Most of the arcade sticks I’ve built use Sanwa or Seimitsu parts. These are neither. They appear to be 24mm Yenox buttons with Zippy microswitches. Putting some Cherry microswitches in will be an improvement on the stock ones. I find I have to push very hard on the buttons and the stick seems to have a lot of dead zone. The springs in the buttons seem very stiff, which is a good or bad thing. Depends if you’re heavy handed or like to just feather the buttons. If you’re really hung up on it, you can mod them of course. Probably have to resize the holes to fit some Sanwa buttons.
I replaced all the black Zippy switches with some white Cherry ones I had kicking around and they made a world of a difference. There wasn’t a whole lot of effort since the Cherry switches are the same size except better quality. Just unplug the old wiring plug them into the new switches. I didn’t bother to replace the joystick yet but I heard it uses the same mounting holes as the Sanwa JLF-TP-8Y. Maybe next time.
The stock buttons (white) are slight shorter then the Happ buttons (yellow) so you wouldn’t be able to close the case if you swapped them. But the shorter Sanwa’s should work but will require some resizing of the holes and desoldering. I like to go the path of least resistance. Like I mentioned, the springs inside the buttons are stiff…. I might get some of the springs from the HAPP buttons and stick them in the stock ones so they aren’t so hard to press.
If you’re an experting at putting together Ikea furniture, this should be a breeze. I was able to put it together in about 15 mins.
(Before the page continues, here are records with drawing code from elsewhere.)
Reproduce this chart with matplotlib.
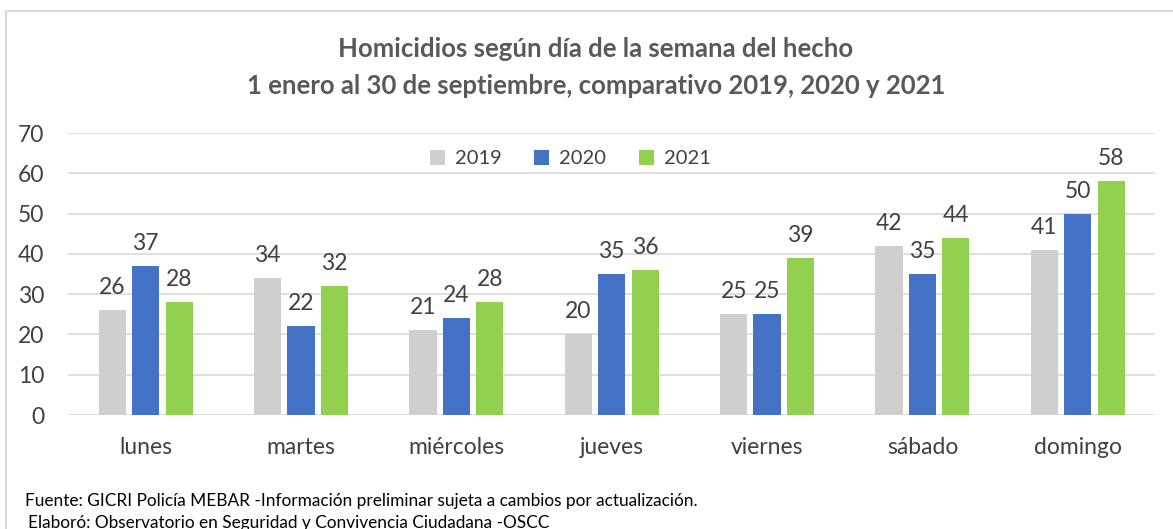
import matplotlib.pyplot as plt
import numpy as np
from matplotlib.patches import Rectangle

days = ['lunes', 'martes', 'miércoles', 'jueves', 'viernes', 'sábado', 'domingo']
years = ['2019', '2020', '2021']
v2019 = [26, 34, 21, 20, 25, 42, 41]
v2020 = [37, 22, 24, 35, 25, 35, 50]
v2021 = [28, 32, 28, 36, 39, 44, 58]
yticks = [0, 10, 20, 30, 40, 50, 60, 70]

COLORS = ['#D0CECE', '#4472C4', '#92D050']
TXT = '#404040'

plt.rcParams['font.family'] = ['Lato', 'DejaVu Sans']

fig = plt.figure(figsize=(11.73, 5.29), dpi=100)
ax = fig.add_axes([0.058, 0.2155, 0.927, 0.533])

x = np.arange(len(days))
width = 0.175
step = 0.215
for i, (vals, year) in enumerate(zip([v2019, v2020, v2021], years)):
    pos = x + (i - 1) * step
    ax.bar(pos, vals, width, color=COLORS[i], label=year, zorder=3)
    for p, v in zip(pos, vals):
        ax.text(p, v + 3.0, str(v), ha='center', va='bottom', fontsize=16.5, color=TXT)

ax.set_xlim(-0.5, len(days) - 0.5)
ax.set_ylim(0, 70)
ax.set_yticks(yticks)
ax.set_xticks(x)
ax.set_xticklabels(days)
ax.tick_params(axis='both', length=0, labelsize=16.5, labelcolor=TXT)
ax.tick_params(axis='y', pad=17)
ax.tick_params(axis='x', pad=16)
ax.grid(axis='y', color='#D9D9D9', linewidth=1.2, zorder=0)
for s in ax.spines.values():
    s.set_visible(False)

ax.legend(loc='upper center', bbox_to_anchor=(0.462, 1.005), ncol=3, frameon=False,
          fontsize=14.5, handlelength=0.75, handleheight=0.75, handletextpad=0.5,
          columnspacing=1.6, labelcolor=TXT)

fig.text(0.508, 0.908, 'Homicidios según día de la semana del hecho', ha='center', va='center',
         fontsize=18.5, fontweight='bold', color='#595959')
fig.text(0.508, 0.838, '1 enero al 30 de septiembre, comparativo 2019, 2020 y 2021', ha='center',
         va='center', fontsize=18.5, fontweight='bold', color='#595959')

fig.text(0.021, 0.053, 'Fuente: GICRI Policía MEBAR -Información preliminar sujeta a cambios por actualización.',
         ha='left', va='center', fontsize=12.4, color='black')
fig.text(0.024, 0.012, 'Elaboró: Observatorio en Seguridad y Convivencia Ciudadana -OSCC',
         ha='left', va='center', fontsize=12.4, color='black')

fig.patches.append(Rectangle((0.005, -0.05), 1.1, 1.029, transform=fig.transFigure,
                             fill=False, edgecolor='#D9D9D9', linewidth=1.5))

fig.savefig('out.png', dpi=100)
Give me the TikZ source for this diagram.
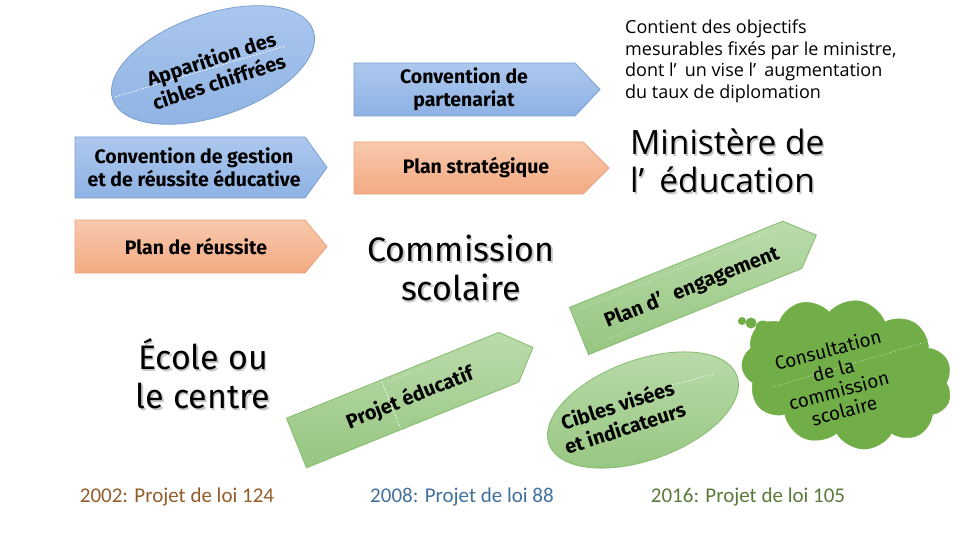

The included allen key and instructions were very helpful.
The iCade officially works with some games from the App store. As long as the game supports some sort of bluetooth device, you should be golden. Where it shines is with emulators like iMame4All, SNES EX, NES.EMU, and PCE.EMU. You have to jailbreak your iPad to get them. Some of my favourite modern day games from the App store with native iCade support are Super Crossfire HD, AirAttack HD, Frogger Decades, Phoenix HD, EnbornX, Shogun, Ice Rage and Sideways Racing. There are many more and iCade support is added everyday. For games that use touch controls like SF4, NBA Jam, you have to install Blutrol from Cydia. It lets you remap the onscreen controls to work with the iCade. Although it’s a viable option, I’m not a fan of using Blutrol. I just hope official support gets added to these games.
The iCade is dying for some mods. Custom paint job or decals, button and stick replacements are all within reach to the average modder. You can even make the cabinet out of your favourite wood if you so desire if the MDF isn’t lathering you up. One thing to note when disassembling the iCade, there are 2 annoying security torx screws that they throw in there to make it harder for you to open up. Be sure to google “How to remove security torx screws”. 🙂
I love my iCade. I have to say it’s the single best accessory I ever bought for my iPad next to a case. At first I thought it was like some useless wiimote accessory. This one actually makes playing some games on the iPad enjoyable. It’s a hit with the little ones and my friends when they come over. Even with it’s lower quality arcade parts, it’s still a keeper. They have to keep the unit at an affordable price so I can live with it. They aren’t that bad and if you’re that hardcore to notice the difference between the included buttons and higher quality Sanwa’s, you probably have the skills to replace them. And frankly, some of the arcade machines I use to play with had crap buttons too. Gummy joysticks and buttons and covered in guck. I doubt the arcades would waste money on the higher quality parts anyways. So some of them also used Yenox or Happ controls. So you can sort of say the iCade is authentic 🙂
For the un-nostalgic folks or kids born after Y2K, the $99 price tag is outrageous, but for those that grew up in an era where arcades ruled the earth it’s a deal.